> _Challenge_
Reading the listing below, count the lines that contain the word "chart" and give that count alone.

--------------------------------------------------

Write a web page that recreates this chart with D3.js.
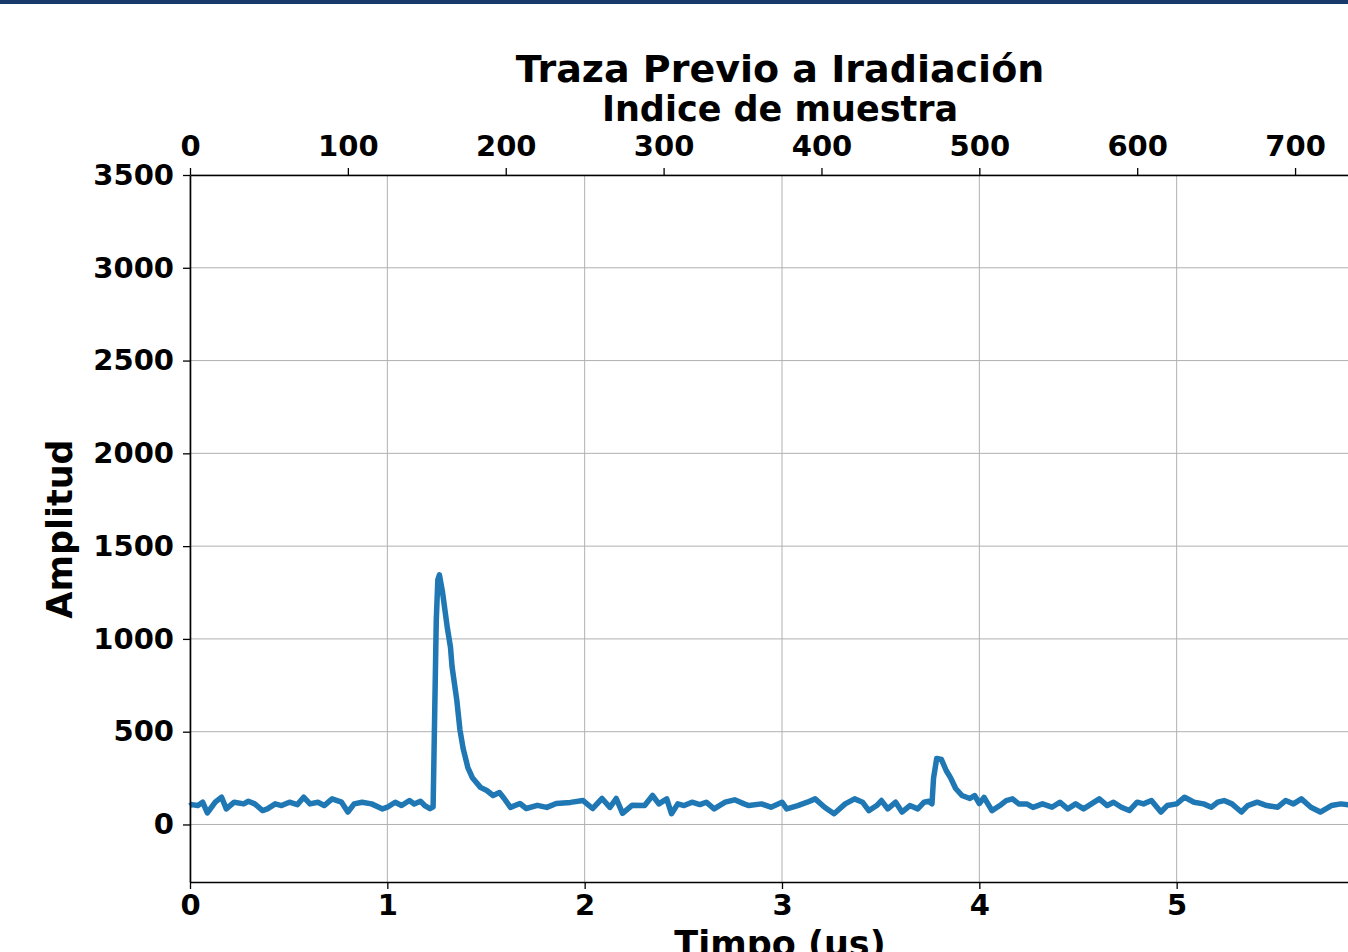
<!DOCTYPE html>
<html>
<head>
<meta charset="utf-8">
<script src="https://cdn.jsdelivr.net/npm/d3@7"></script>
<style>
  body { margin: 0; background: #fff; }
  svg text { font-family: "DejaVu Sans", sans-serif; font-weight: bold; }
</style>
</head>
<body>
<svg id="chart"></svg>
<script>
// sample index (top axis) and amplitude
const sampleIdx = [0,1,5,8,11,16,20,23,28,34,37,41,46,49,54,58,63,68,72,76,81,85,90,96,100,104,109,115,122,125,130,134,139,142,146,149,152,154,155,156,157,158,160,163,165,166,169,171,173,176,179,184,188,192,196,199,203,209,213,220,226,232,241,249,255,261,266,270,274,280,288,293,297,302,305,309,313,318,323,327,332,339,345,351,354,362,368,375,378,385,391,396,402,408,415,421,426,430,435,438,442,447,451,456,461,465,468,470,471,473,476,479,482,485,489,494,497,500,503,508,513,517,521,525,530,534,540,546,551,556,561,566,571,576,581,585,590,595,600,604,609,615,619,625,630,636,642,647,651,655,660,666,670,676,682,689,694,699,704,710,716,723,729,735];
const amplitude = [100,107,102,120,62,120,147,84,120,111,125,111,75,84,111,102,120,107,147,111,120,102,138,120,67,111,120,111,84,93,120,102,129,110,125,100,85,95,600,1100,1320,1345,1250,1060,955,850,670,510,410,307,250,200,183,156,172,140,92,113,86,103,92,113,119,129,86,140,92,140,60,103,102,156,111,138,58,111,102,120,107,120,84,120,133,111,102,111,93,120,84,102,120,138,93,58,111,138,120,75,102,129,84,120,67,102,84,120,125,111,250,356,350,291,248,194,156,140,156,113,146,75,102,129,138,111,111,92,111,93,120,84,111,84,111,138,102,120,93,75,120,111,129,67,102,111,147,120,111,93,120,129,111,67,102,120,102,93,129,111,138,93,67,102,111,105];

const timeTicks = [0,1,2,3,4,5];
const sampleTicks = [0,100,200,300,400,500,600,700];
const ampTicks = [0,500,1000,1500,2000,2500,3000,3500];
const usPerSample = 0.008;

const width = 1348, height = 952;
const mLeft = 190, mTop = 175, mBottom = 882, mRight = 1374;

const svg = d3.select("#chart").attr("width", width).attr("height", height);
svg.append("rect").attr("width", width).attr("height", height).attr("fill", "#fff");
svg.append("rect").attr("width", width).attr("height", 4).attr("fill", "#173a6b");

const x = d3.scaleLinear().domain([0, 6]).range([mLeft, mRight]);
const xTop = d3.scaleLinear().domain([0, 6 / usPerSample]).range([mLeft, mRight]);
const y = d3.scaleLinear().domain([-310, 3500]).range([mBottom, mTop]);

// grid
svg.append("g").selectAll("line").data(ampTicks).enter().append("line")
  .attr("x1", mLeft).attr("x2", mRight).attr("y1", d => y(d)).attr("y2", d => y(d))
  .attr("stroke", "#b0b0b0").attr("stroke-width", 1);
svg.append("g").selectAll("line").data(timeTicks).enter().append("line")
  .attr("y1", mTop).attr("y2", mBottom).attr("x1", d => x(d)).attr("x2", d => x(d))
  .attr("stroke", "#b0b0b0").attr("stroke-width", 1);

// trace
const pts = sampleIdx.map((s, i) => [s * usPerSample, amplitude[i]]);
svg.append("path").datum(pts)
  .attr("fill", "none").attr("stroke", "#1f77b4").attr("stroke-width", 5.5)
  .attr("stroke-linejoin", "round")
  .attr("d", d3.line().x(d => x(d[0])).y(d => y(d[1])));

// axes
const styleAxis = g => {
  g.select(".domain").attr("stroke", "#000").attr("stroke-width", 1.6);
  g.selectAll(".tick line").attr("stroke", "#000").attr("stroke-width", 1.3);
  g.selectAll(".tick text").attr("fill", "#000").style("font-size", "29px");
};

svg.append("g").attr("transform", `translate(0,${mBottom})`)
  .call(d3.axisBottom(x).tickValues(timeTicks).tickFormat(d3.format("d")).tickSize(7).tickSizeOuter(0).tickPadding(5))
  .call(styleAxis);
svg.append("g").attr("transform", `translate(0,${mTop})`)
  .call(d3.axisTop(xTop).tickValues(sampleTicks).tickFormat(d3.format("d")).tickSize(7).tickSizeOuter(0).tickPadding(12))
  .call(styleAxis);
svg.append("g").attr("transform", `translate(${mLeft},0)`)
  .call(d3.axisLeft(y).tickValues(ampTicks).tickFormat(d3.format("d")).tickSize(7).tickSizeOuter(0).tickPadding(9))
  .call(styleAxis);

// titles
svg.append("text").attr("x", 780).attr("y", 82).attr("text-anchor", "middle")
  .style("font-size", "38px").text("Traza Previo a Iradiación");
svg.append("text").attr("x", 780).attr("y", 121).attr("text-anchor", "middle")
  .style("font-size", "35px").text("Indice de muestra");
svg.append("text").attr("x", 780).attr("y", 956).attr("text-anchor", "middle")
  .style("font-size", "35px").text("Timpo (us)");
svg.append("text").attr("transform", "translate(72,529) rotate(-90)").attr("text-anchor", "middle")
  .style("font-size", "35px").text("Amplitud");
</script>
</body>
</html>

--------------------------------------------------

> _Written solution_
3